College football:: Fifteen North Texas players failed drug tests conducted this fall at the request of coach Todd Dodge. Eighty-six players tested from Sept. 24 to Oct. 15 were chosen by the coaching staff and were considered regular contributors to the team. Dodge said at his weekly news conference that he couldn't specify the types of drugs but later referred to them generally as "street drugs." ... Purdue quarterback Curtis Painter had what coach Joe Tiller called a slight-to-moderate right shoulder separation against Minnesota last weekend, putting his nation-leading streak of 40 consecutive starts in jeopardy. ... Tennessee coach Phillip Fulmer spent a lot of time defending himself and dismissing speculation about his job security. Fulmer said most of the talk about his job being on the line has been "misinformation," though he said he doesn't bother paying attention to much of it.
Olympics: : The World Anti-Doping Agency said it has received the results of the 300 drug tests from the Beijing Olympics that it had previously reported as missing. The International Olympic Committee said the mix-up was caused by a "communication problem" between the Beijing lab and the observers and that all the results had been traced and later sent to the WADA team. All those tests were negative.

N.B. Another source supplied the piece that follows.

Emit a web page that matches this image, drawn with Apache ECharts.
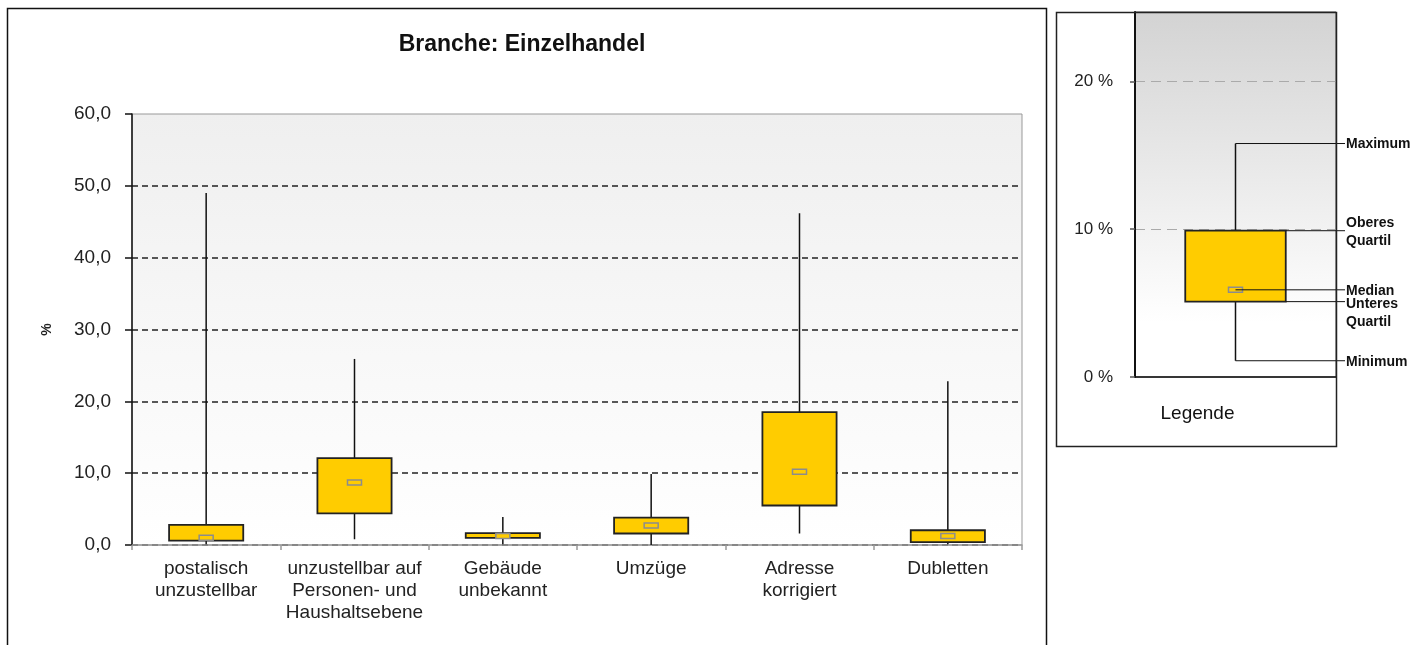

Cycling: : Alberto Contador won't race in the 2009 Giro d'Italia and might miss the Spanish Vuelta to focus on winning the Tour de France. The Spaniard has claimed a sweep of cycling's three major races, including the 2007 Tour.
Soccer: : Diego Maradona was offered a chance to coach Argentina's team but declined to say whether he accepted. "We have to keep talking," Maradona said. "There are some things to resolve. This is just beginning."